Para substituir as células perdidas, a equipe colheu células-tronco de embriões e as transformou em epitélio pigmentado da retina, o tipo de célula que estava causando os problemas de visão dos pacientes. Todos eles receberam injeções de células na retina do olho mais comprometido, enquanto o outro não foi tratado. Dos 18 pacientes testados, 10 experimentaram melhoras significativas na visão, sete melhoraram moderadamente ou mantiveram o quadro estável, e apenas um sofreu perda de visão. Os olhos não tratados não melhoraram, o que, segundo o estudo, reforça os indícios de que o transplante funciona.

Terapia em 2020

“A principal mensagem deste estudo é que há esperança”, afirma Steven Schwartz, do Instituto Oftalmológico Jules Stein, da Universidade da Califórnia, e um dos autores do trabalho. O próximo passo será realizar um teste com um número maior de pacientes no qual se comprove tanto a segurança como a eficiência do tratamento. Robert Lanza prevê iniciar esse ensaio antes do fim deste ano. Apesar de muitos especialistas médicos e científicos relutarem em dizer quando futuros tratamentos estarão disponíveis, ele faz uma previsão: “Se tudo correr bem, os transplantes poderiam ser feitos em grande escala em 2020”.

O olho é muitos órgãos em um", destaca um especialista

Lanza é um outsider no campo das células-tronco. A ACT, empresa à qual se juntou em 1999, também. Em várias ocasiões, beirou a falência por fazer afirmações exageradas sobre supostas conquistas, como a clonagem humana ou a obtenção de células-tronco embrionárias sem necessidade de prejudicar o embrião. O estudo publicado nesta quarta-feira é um êxito há muito esperado pelo cientista e sua empresa. “Nosso plano é comercializar o tratamento usando células obtidas com um procedimento que não danifica o embrião”, afirma Lanza, o que o protegeria de possíveis polêmicas. Além disso, ele diz que sua técnica para criar células de retina também funciona com outros tipos de células-tronco, inclusive com as iPS usadas no transplante no Japão.
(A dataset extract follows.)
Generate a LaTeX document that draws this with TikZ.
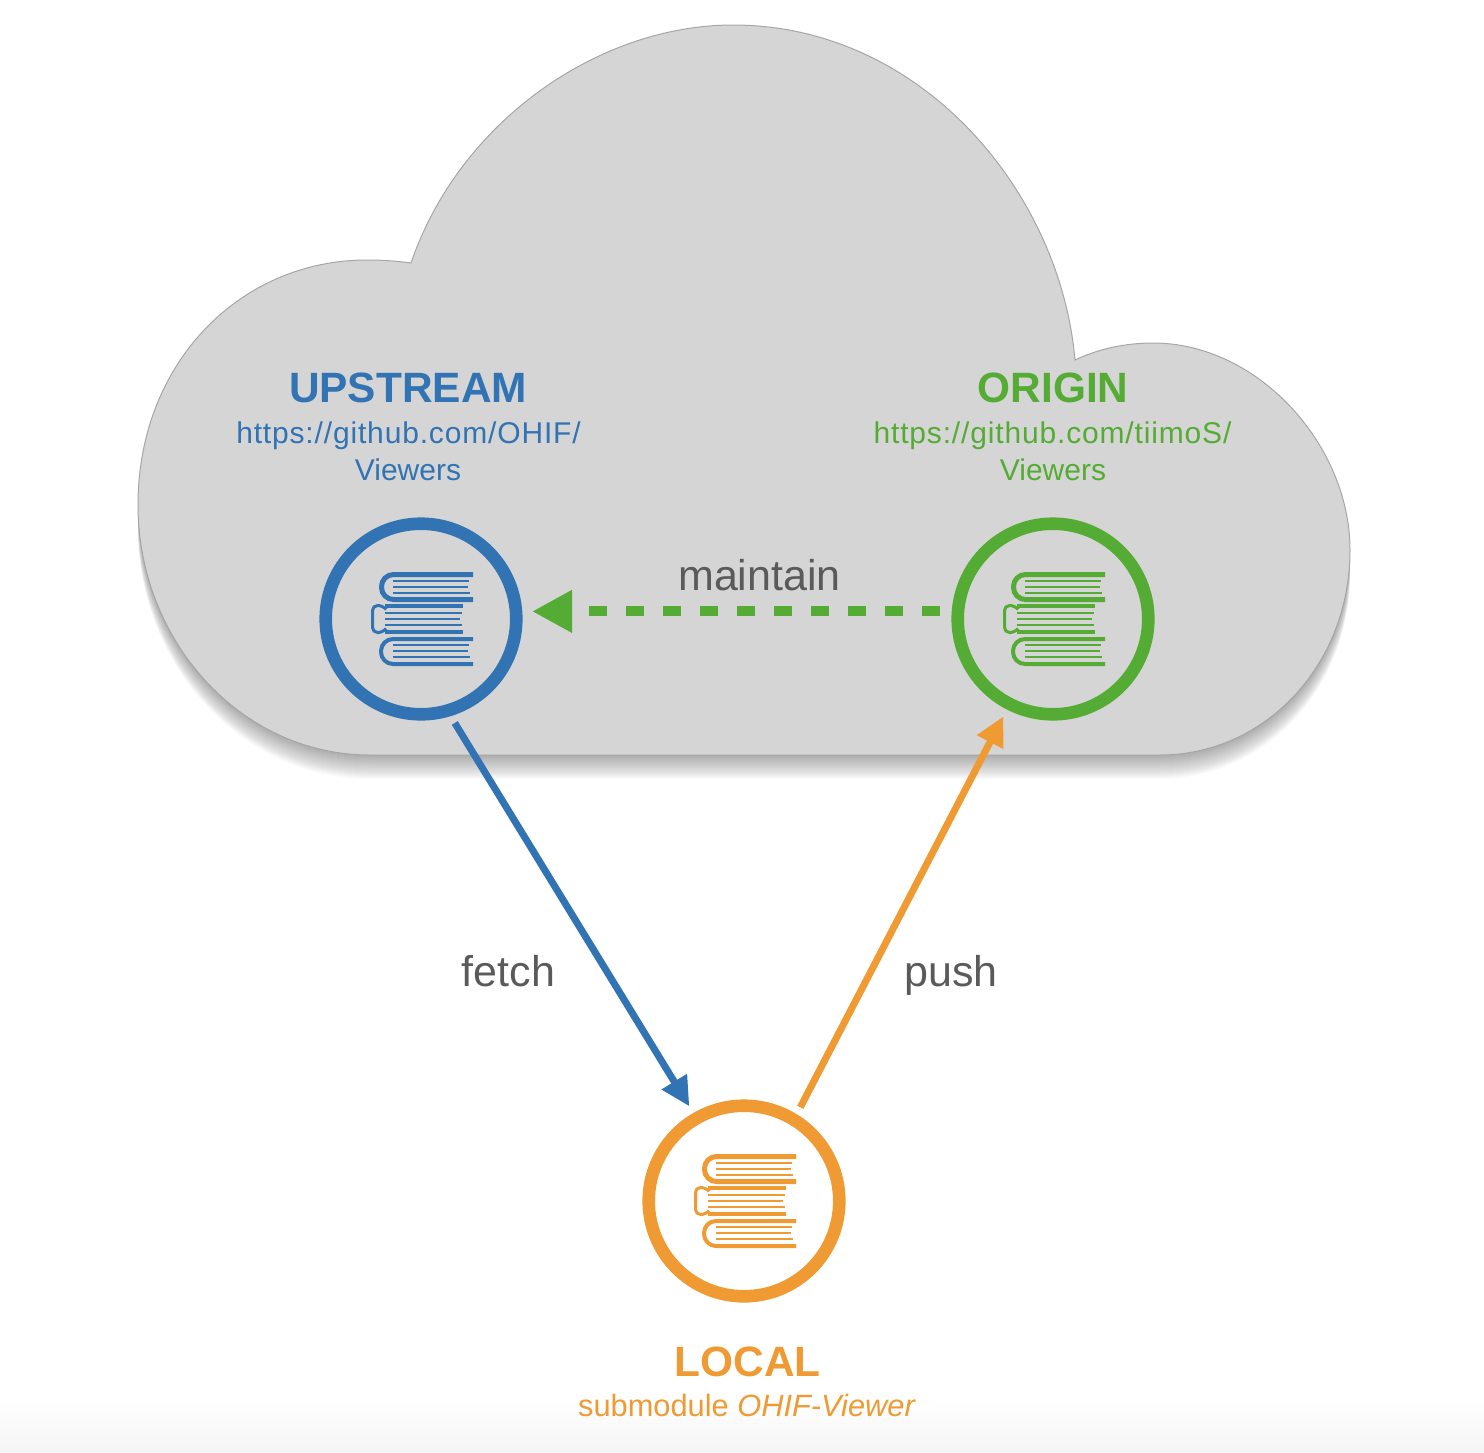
\documentclass[tikz,border=0pt]{standalone}
\usepackage{fontspec}
\setmainfont{Liberation Sans}
\usepackage{xcolor}
\usetikzlibrary{arrows.meta}
\definecolor{upblue}{HTML}{3173B3}
\definecolor{origreen}{HTML}{55AC34}
\definecolor{locorange}{HTML}{F09A33}
\definecolor{cloudgray}{HTML}{D5D5D5}
\definecolor{labgray}{HTML}{5A5A5A}
\newcommand{\cloudpath}{(411,263) .. controls (460,120) and (600,25) .. (733,25)
	.. controls (920,25) and (1060,190) .. (1075,360)
	.. controls (1098,349) and (1125,343) .. (1153,343)
	.. controls (1258,343) and (1350,445) .. (1350,550)
	.. controls (1350,665) and (1265,755) .. (1160,755)
	-- (370,755)
	.. controls (240,755) and (138,640) .. (138,505)
	.. controls (138,363) and (240,260) .. (367,260)
	.. controls (382,260) and (397,261) .. (411,263) -- cycle}
\tikzset{
	repo/.style={circle,draw,line width=6.3pt,minimum size=95.3pt,outer sep=7pt,inner sep=0pt},
	title/.style={anchor=base,font=\fontsize{21.2}{25}\selectfont\bfseries},
	url/.style={anchor=base,font=\fontsize{15}{18}\selectfont},
	wideurl/.style={anchor=base,font=\fontsize{15}{18}\selectfont\addfontfeature{LetterSpace=2.8}},
	lab/.style={anchor=base,font=\fontsize{21.5}{25}\selectfont,text=labgray},
	flow/.style={-{Triangle[length=14.5pt,width=14pt]},line width=3.5pt},
	bookstack/.pic={
		\draw[line width=2.5pt,rounded corners=6pt] (52,-44.5) -- (-39.5,-44.5) -- (-39.5,-19.5) -- (52,-19.5);
		\foreach \y/\e in {-38/48,-32/47,-26/49} \draw[line width=1pt] (-28,\y) -- (\e,\y);
		\fill (-36,-15) rectangle (42,-11);
		\fill (-36,11) rectangle (42,15);
		\draw[line width=1.5pt,rounded corners=2.5pt] (-36,-11) -- (-38,-13.5) -- (-48.5,-13.5) -- (-48.5,13.5) -- (-38,13.5) -- (-36,11);
		\foreach \y/\e in {-6/41,0/39,6/41} \draw[line width=1pt] (-36,\y) -- (\e,\y);
		\draw[line width=2pt,rounded corners=6pt] (52,20) -- (-40,20) -- (-40,45) -- (52,45);
		\foreach \y/\e in {26/48,32/47,38/49} \draw[line width=.6pt] (-28,\y) -- (\e,\y);
	}
}
\begin{document}
\begin{tikzpicture}[x=0.5pt,y=-0.5pt]
	\useasboundingbox (0,0) rectangle (1484,1452);
	\shade[top color=white,bottom color=black!4] (0,1400) rectangle (1484,1452);
	% soft shadow of the cloud
	\foreach \s in {0.5,1,...,12}
		\fill[black,opacity=.015,yshift=-\s pt] \cloudpath;
	\filldraw[fill=cloudgray,draw=black!35,line width=.5pt] \cloudpath;

	\node[repo,draw=upblue] (upstream) at (421,619) {};
	\node[repo,draw=origreen] (origin) at (1053,619) {};
	\node[repo,draw=locorange] (local) at (744,1201) {};
	\pic[color=upblue] at (upstream.center) {bookstack};
	\pic[color=origreen] at (origin.center) {bookstack};
	\pic[color=locorange] at (local.center) {bookstack};

	\node[title,text=upblue] (upstreamtitle) at (408,402) {UPSTREAM};
	\node[wideurl,text=upblue] (upstreamurl) at (408.5,443) {https://github.com/OHIF/};
	\node[url,text=upblue] (upstreamview) at (408,480) {Viewers};
	\node[title,text=origreen] (origintitle) at (1053,402) {ORIGIN};
	\node[wideurl,text=origreen] (originurl) at (1052.5,443) {https://github.com/tiimoS/};
	\node[url,text=origreen] (originview) at (1053,480) {Viewers};
	\node[title,text=locorange] (localtitle) at (747.5,1376) {LOCAL};
	\node[url,font=\fontsize{15.4}{18}\selectfont,text=locorange] (localsub) at (747,1416) {submodule \textit{OHIF-Viewer}};

	\node[lab] (maintain) at (759.5,590) {maintain};
	\node[lab] (fetch) at (508.5,986) {fetch};
	\node[lab] (push) at (951,986) {push};

	\draw[flow,upblue] (upstream.-72) -- (local.120);
	\draw[flow,locorange] (local.59) -- (origin.-117);
	\draw[-{Triangle[length=20pt,width=20pt]},line width=5pt,origreen,dash pattern=on 9pt off 9.5pt] ([xshift=-2pt]origin.176) -- ([xshift=1pt]upstream.4);
\end{tikzpicture}
\end{document}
“São resultados bons e, de fato, é mais lógico começar os transplantes de células-tronco como esse tipo de doença”, opina Cristina Eguizábal, pesquisadora de células-tronco do Centro Basco de Transfusão e Tecidos Humanos. A especialista ressalta que os olhos são ideais para um transplante, pois o sistema imunológico não é tão ativo ali, e a possibilidade de rejeição é menor. Além disso, a área da retina tratada, de cerca de 6 milímetros, precisa de poucas células transplantadas – outra vantagem diante de uma possível escassez.

Luis Fernández-Vega, presidente da Sociedade Espanhola de Oftalmologia (SEO), acredita que “este estudo abre a possibilidade de um tratamento regenerativo a pacientes que até agora não tinham opções para recuperar a visão”.

O estudo também poderia abrir caminho para outras aplicações em doenças incuráveis, como o Alzheimer, ou muito frequentes nos países desenvolvidos, como o diabetes e os problemas cardiovasculares. “Eles não estão equivocados ao pensar isso. O olho é muitos órgãos em um”, diz Jesús Merayo, oftalmologista e membro da SEO. Por exemplo, é o único lugar fora do cérebro onde há neurônios, e também tem vasos sanguíneos de todos os tipos e células que se assemelham às de outros órgãos. Em outras palavras, é provavelmente o melhor lugar do corpo humano para testar terapias em outros órgãos.